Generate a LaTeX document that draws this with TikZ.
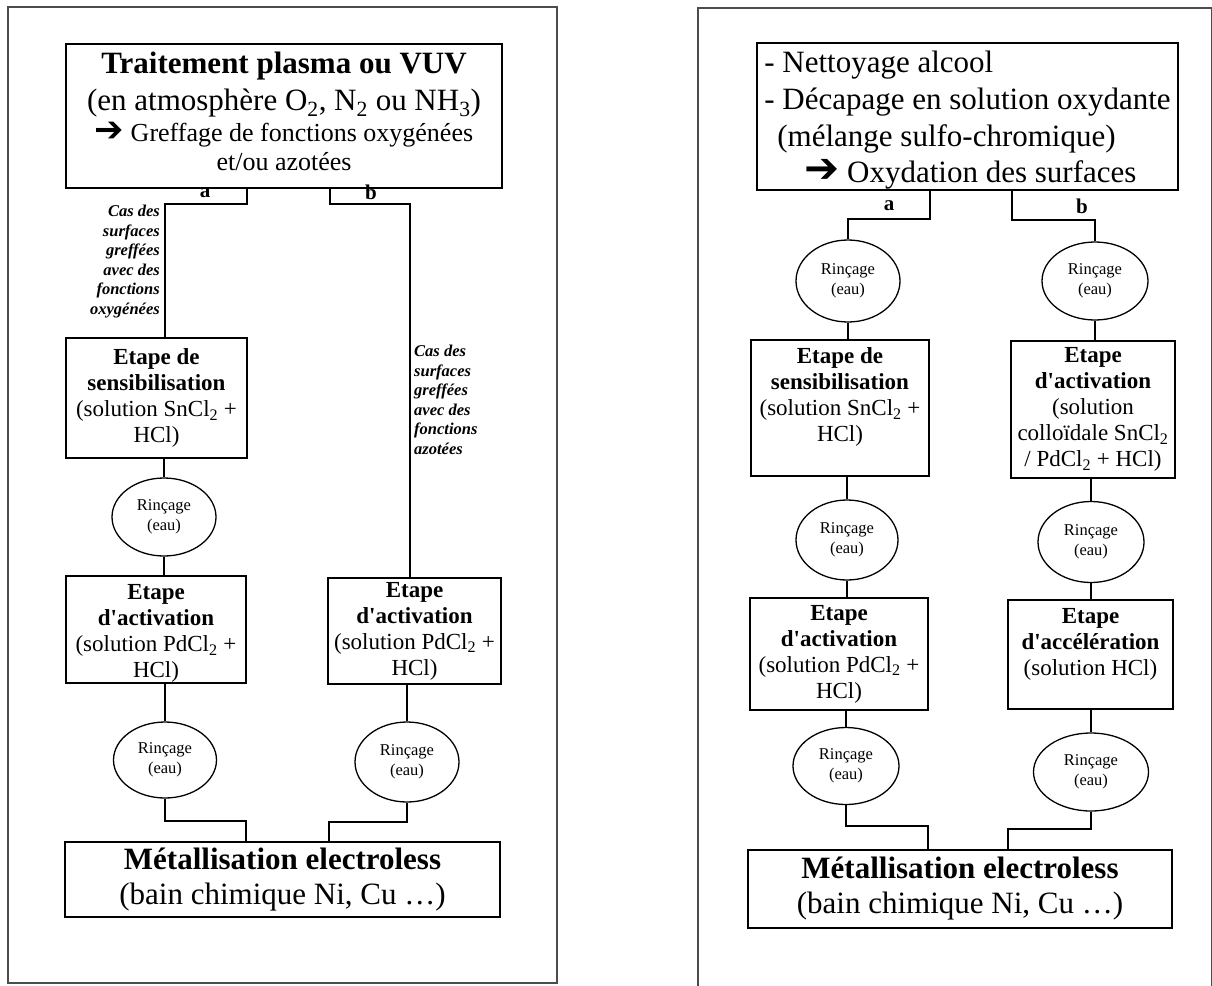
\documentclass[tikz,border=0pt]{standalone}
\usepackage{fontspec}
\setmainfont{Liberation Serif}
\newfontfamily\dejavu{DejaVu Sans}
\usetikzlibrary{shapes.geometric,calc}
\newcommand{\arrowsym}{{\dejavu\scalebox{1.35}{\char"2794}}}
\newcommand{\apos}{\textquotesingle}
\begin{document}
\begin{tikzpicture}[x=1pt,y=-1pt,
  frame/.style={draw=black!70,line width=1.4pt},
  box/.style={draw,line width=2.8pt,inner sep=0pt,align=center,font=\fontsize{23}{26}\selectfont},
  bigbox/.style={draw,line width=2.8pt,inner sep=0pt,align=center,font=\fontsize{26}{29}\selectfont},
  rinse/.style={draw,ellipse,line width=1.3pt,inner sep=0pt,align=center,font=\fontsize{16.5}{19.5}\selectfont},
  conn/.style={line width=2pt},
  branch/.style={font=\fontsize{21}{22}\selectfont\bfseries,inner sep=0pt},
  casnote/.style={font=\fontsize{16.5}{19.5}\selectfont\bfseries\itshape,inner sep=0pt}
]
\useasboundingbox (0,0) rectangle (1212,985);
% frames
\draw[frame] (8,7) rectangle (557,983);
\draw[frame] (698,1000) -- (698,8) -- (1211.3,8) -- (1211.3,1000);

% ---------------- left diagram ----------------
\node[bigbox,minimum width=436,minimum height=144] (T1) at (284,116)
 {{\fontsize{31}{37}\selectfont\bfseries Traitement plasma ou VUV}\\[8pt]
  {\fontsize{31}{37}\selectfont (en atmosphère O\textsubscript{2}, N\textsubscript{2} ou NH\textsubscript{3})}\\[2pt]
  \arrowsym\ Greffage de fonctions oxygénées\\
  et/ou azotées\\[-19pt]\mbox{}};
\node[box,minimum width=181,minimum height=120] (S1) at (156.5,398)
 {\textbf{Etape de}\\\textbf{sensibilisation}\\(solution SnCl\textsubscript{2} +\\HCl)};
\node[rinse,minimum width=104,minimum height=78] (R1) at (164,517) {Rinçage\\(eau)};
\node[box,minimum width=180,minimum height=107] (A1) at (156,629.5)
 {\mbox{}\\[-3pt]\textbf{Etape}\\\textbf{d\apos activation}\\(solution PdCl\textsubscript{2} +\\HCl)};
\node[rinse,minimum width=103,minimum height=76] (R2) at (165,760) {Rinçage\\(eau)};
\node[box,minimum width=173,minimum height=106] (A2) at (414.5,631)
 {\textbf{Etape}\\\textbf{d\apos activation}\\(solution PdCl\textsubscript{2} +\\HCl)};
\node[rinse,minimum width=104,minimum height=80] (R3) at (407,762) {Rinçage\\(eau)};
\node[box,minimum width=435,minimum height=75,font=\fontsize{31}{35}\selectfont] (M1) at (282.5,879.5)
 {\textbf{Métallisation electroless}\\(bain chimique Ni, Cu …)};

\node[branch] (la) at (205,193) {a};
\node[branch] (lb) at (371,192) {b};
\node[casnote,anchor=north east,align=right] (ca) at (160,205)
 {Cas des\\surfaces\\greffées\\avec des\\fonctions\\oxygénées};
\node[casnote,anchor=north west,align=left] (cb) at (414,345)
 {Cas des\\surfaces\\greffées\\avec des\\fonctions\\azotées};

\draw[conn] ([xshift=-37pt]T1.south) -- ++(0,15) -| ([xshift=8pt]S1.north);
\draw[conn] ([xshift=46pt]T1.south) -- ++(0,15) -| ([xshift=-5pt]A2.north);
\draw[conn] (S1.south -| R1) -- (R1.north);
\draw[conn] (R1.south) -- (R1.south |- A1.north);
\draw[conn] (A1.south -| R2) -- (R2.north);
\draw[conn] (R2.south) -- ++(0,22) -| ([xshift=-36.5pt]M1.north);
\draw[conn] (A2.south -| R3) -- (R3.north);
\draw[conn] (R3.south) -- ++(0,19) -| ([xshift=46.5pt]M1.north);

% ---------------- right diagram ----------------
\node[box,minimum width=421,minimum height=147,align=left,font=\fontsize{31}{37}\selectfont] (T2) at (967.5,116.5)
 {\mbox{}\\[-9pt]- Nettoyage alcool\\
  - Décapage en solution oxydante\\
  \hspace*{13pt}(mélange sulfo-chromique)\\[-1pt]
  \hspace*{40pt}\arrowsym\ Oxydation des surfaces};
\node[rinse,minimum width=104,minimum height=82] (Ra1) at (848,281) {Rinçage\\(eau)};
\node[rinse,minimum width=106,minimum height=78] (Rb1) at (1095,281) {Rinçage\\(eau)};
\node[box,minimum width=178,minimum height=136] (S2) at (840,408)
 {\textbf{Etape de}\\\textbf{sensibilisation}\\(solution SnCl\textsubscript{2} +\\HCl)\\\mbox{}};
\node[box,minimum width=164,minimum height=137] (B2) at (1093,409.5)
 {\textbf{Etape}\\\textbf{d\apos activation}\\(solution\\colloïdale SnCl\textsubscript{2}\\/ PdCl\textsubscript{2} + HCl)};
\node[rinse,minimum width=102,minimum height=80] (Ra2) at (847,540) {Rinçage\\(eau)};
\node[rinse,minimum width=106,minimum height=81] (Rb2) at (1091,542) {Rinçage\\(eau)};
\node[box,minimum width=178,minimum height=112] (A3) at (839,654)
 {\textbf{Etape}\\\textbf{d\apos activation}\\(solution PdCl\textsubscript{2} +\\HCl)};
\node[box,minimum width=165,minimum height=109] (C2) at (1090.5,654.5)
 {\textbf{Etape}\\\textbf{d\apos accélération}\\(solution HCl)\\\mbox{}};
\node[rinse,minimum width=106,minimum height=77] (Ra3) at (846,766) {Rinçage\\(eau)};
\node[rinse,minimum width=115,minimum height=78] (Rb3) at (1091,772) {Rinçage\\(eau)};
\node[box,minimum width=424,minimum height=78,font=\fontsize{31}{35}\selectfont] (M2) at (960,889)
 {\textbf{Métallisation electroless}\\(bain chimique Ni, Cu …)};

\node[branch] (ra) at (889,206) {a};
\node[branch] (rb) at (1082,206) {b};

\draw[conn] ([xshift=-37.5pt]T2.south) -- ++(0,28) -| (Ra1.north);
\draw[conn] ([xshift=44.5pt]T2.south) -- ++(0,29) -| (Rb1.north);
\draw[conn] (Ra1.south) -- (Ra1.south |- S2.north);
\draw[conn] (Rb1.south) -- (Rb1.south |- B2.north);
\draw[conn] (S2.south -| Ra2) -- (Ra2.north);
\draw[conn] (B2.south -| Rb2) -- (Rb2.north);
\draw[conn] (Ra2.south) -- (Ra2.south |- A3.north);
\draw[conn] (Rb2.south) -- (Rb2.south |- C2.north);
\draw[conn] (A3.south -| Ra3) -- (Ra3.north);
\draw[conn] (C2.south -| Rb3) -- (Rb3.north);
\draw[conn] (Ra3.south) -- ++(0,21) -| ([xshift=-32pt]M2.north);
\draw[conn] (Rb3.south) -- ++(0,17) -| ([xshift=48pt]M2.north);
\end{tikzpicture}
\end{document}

* Task description:
Skip the pictures and restate exactly the lines from the beginning of the listing to the line with "(1211.3,8) -- (1211.3,1000);", that line included.

* Result:
Generate a LaTeX document that draws this with TikZ.
\documentclass[tikz,border=0pt]{standalone}
\usepackage{fontspec}
\setmainfont{Liberation Serif}
\newfontfamily\dejavu{DejaVu Sans}
\usetikzlibrary{shapes.geometric,calc}
\newcommand{\arrowsym}{{\dejavu\scalebox{1.35}{\char"2794}}}
\newcommand{\apos}{\textquotesingle}
\begin{document}
\begin{tikzpicture}[x=1pt,y=-1pt,
  frame/.style={draw=black!70,line width=1.4pt},
  box/.style={draw,line width=2.8pt,inner sep=0pt,align=center,font=\fontsize{23}{26}\selectfont},
  bigbox/.style={draw,line width=2.8pt,inner sep=0pt,align=center,font=\fontsize{26}{29}\selectfont},
  rinse/.style={draw,ellipse,line width=1.3pt,inner sep=0pt,align=center,font=\fontsize{16.5}{19.5}\selectfont},
  conn/.style={line width=2pt},
  branch/.style={font=\fontsize{21}{22}\selectfont\bfseries,inner sep=0pt},
  casnote/.style={font=\fontsize{16.5}{19.5}\selectfont\bfseries\itshape,inner sep=0pt}
]
\useasboundingbox (0,0) rectangle (1212,985);
% frames
\draw[frame] (8,7) rectangle (557,983);
\draw[frame] (698,1000) -- (698,8) -- (1211.3,8) -- (1211.3,1000);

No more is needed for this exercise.